Christmas Math Problem Set 2017 - A Triangle in a Square Tree

We can start by setting all of the sides equal to variables. We take the picture of the tree and label it like this:

From the note, we can then set up some equations. We know that the area of the top right-most sector is a square, so we can express the area as $b^2$ . We know that area of the bottom left-most sector is equal to that of the top right-most sector, and the shorter sides of these two sectors are equal. We can set up this equation as: $y(x \ + \ 6) \ = \ by$ , therefore $(x \ + \ 6) \ = \ b$ . We also know that the area of the top left-most sector is $67$ units more than that of the bottom right-most sector, therefore $b^2 \ = \ ax \ + \ 67$ . Since $b \ = \ (x \ + \ 6)$ , we can substitute this into $b^2 \ = \ ax \ + \ 67$ , and get $(x \ + \ 6)^2 \ = \ ax \ + \ 67$ . Expanding and bringing all of the terms to the left side of the equation: $x^2 \ + \ (12 \ - \ a)x \ - \ 31 \ = \ 0$ . We know that $x$ has a positive integer solution.
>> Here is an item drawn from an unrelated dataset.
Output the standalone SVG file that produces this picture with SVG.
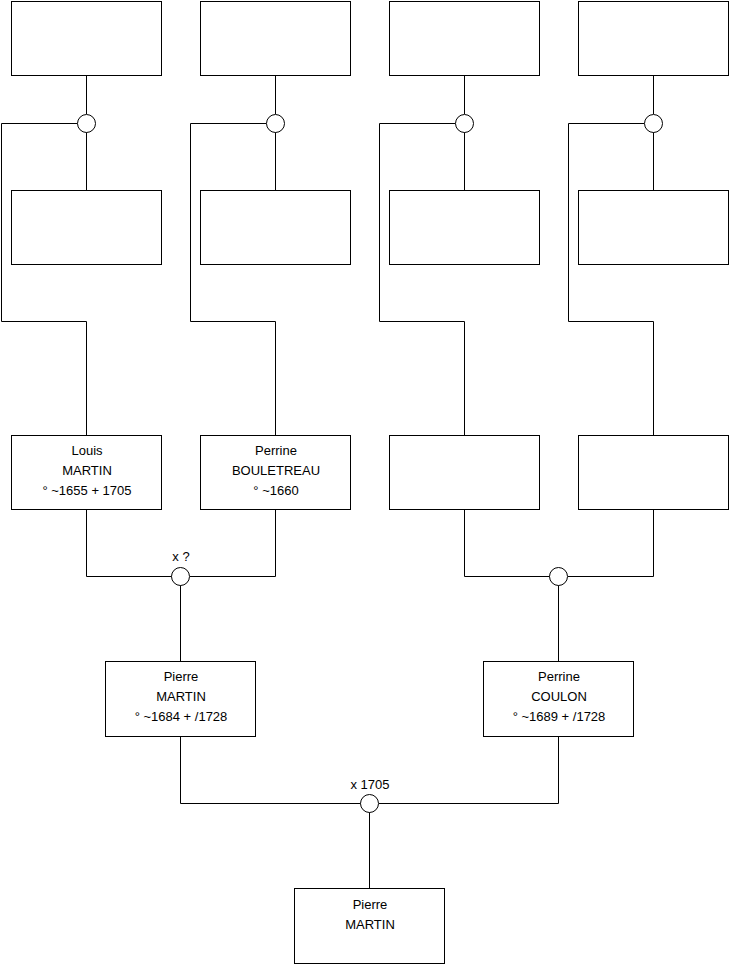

If we wanted to solve this equation, we could realize that $31$ is a prime number, and the only factorable forms of this equation, that would yield at least one integer solution to $x$ are $(x \ - \ 1)(x \ + \ 31) \ = \ 0$ and $(x \ + \ 1)(x \ - \ 31) \ = \ 0$ . This means that in order for $a$ to be an integer, $12 \ - \ a$ has to be $30$ or $-30$ , and since $a$ must be a positive integer, $12 \ - \ a \ = \ -30$ , therefore $a \ = \ 42$ .